Millennials, sometimes referred to as “digital natives”, are the first generation to grow up with the digital interconnectedness that has fundamentally changed the way we communicate and consume. Understanding them will aid businesses selling to them as well as employing them. From a global perspective, the millennials form the largest generation in history. More than half of the world’s population is under 30.

The long-term repercussions of failing to appeal to millennials has certainly dawned on the insurance industry, a major driver of the Bermuda economy. In the US, the industry will lose about 400,000 employees to retirement over the next five years. Replacing them with young, talented individuals is essential to drive the innovation necessary for companies to avoid being driven into oblivion by the forces of disruptive technology that are rapidly reshaping entire sectors of the economy.

Look at what Amazon has done to bricks-and-mortar retailers, what the likes of Priceline and Expedia have done to travel agents, and what Uber has done to taxi drivers around the world.

There is a widespread nervousness among business leaders in many industries about falling victim to disrupters and the insurance industry is no different. Recruiting from the millennial cohort — the generation most likely to think like the disrupters — will strengthen organisations’ ability to modernise themselves before some techie innovator does it for them.

Unfortunately for the insurance sector, it seems that most millennials find the industry boring. A survey last year found that only 5 per cent of millennials would consider a career in insurance.

As Brian Duperreault, Hamilton Insurance Group’s chief executive officer, said at a conference last month in Hamilton: “If we don’t pay attention to what they’re telling us about our workplaces and work policies — and this includes our attitude towards diversity and inclusion — they’re going to continue to snub our industry. We can’t afford to let that happen. Not only are they our future workforce, they’re our current and future customers.”

Mr Duperreault is one of the driving forces behind an insurance industry careers initiative that will span the month of February. More than 250 firms are backing the careers month, which will include millennials already employed in the industry going on to college campuses bearing the message that insurance, far from boring, fits well with the millennial desire to work in a “purpose-driven” business.
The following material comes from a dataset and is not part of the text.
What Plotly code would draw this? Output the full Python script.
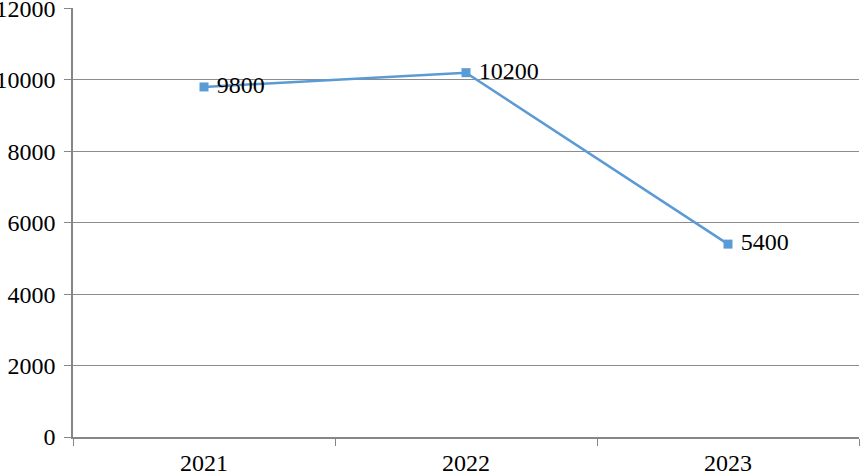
import plotly.graph_objects as go

years = ["2021", "2022", "2023"]
values = [9800, 10200, 5400]
labels = ["9800", "10200", "5400"]

FONT = "Liberation Serif, Times New Roman, serif"

fig = go.Figure()
fig.add_trace(go.Scatter(
    x=years, y=values, mode="lines+markers+text",
    text=labels, texttemplate="\u00a0%{text}", textposition="middle right",
    textfont=dict(family=FONT, size=24, color="black"),
    line=dict(color="#5B9BD5", width=2.5),
    marker=dict(symbol="square", size=9, color="#5B9BD5"),
    cliponaxis=False, hoverinfo="skip",
))

fig.update_layout(
    width=860, height=474,
    margin=dict(l=73, r=1, t=8, b=37, autoexpand=False),
    paper_bgcolor="white", plot_bgcolor="white",
    showlegend=False,
    font=dict(family=FONT, size=24, color="black"),
)
fig.update_xaxes(
    type="category", range=[-0.5, 2.5], automargin=False,
    showgrid=False, showline=True, linecolor="#868686", linewidth=1.5,
    ticks="outside", tickson="boundaries", ticklen=7, tickcolor="#868686",
    tickfont=dict(family=FONT, size=24), zeroline=False, ticklabelstandoff=3,
)
fig.update_yaxes(
    range=[0, 12010], tickvals=[0, 2000, 4000, 6000, 8000, 10000, 12000],
    tickformat="d", automargin=False, ticklabeloverflow="allow",
    showgrid=True, gridcolor="#8c8c8c", gridwidth=1,
    showline=True, linecolor="#868686", linewidth=1.5,
    ticks="outside", ticklen=7, tickcolor="#868686",
    tickfont=dict(family=FONT, size=24), zeroline=False, ticklabelstandoff=4,
)

fig.write_html(
    "out.html",
    config={"displayModeBar": False},
    post_script="document.body.style.margin='0';document.body.style.overflow='hidden';",
)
Another reason why older generations should listen to what millennials want is that they quite simply envision a better world in which to live and work, one which is now more attainable than ever, thanks to technological advances.

Charlotte Valeur, a corporate governance adviser, said at an insurance conference last month: “What millennials want is nothing new — it’s what women in the workforce have wanted for 50 years. But it was just coming from one gender. The difference with millennials is that it’s what both genders want.”

In practice, the proliferation of instant mobile communication has made free time less free for many of us. However, with the reorganisation of traditional working practices that mobile technology has made possible — and that millennials will force to happen — that same technology could yet prove to be liberating.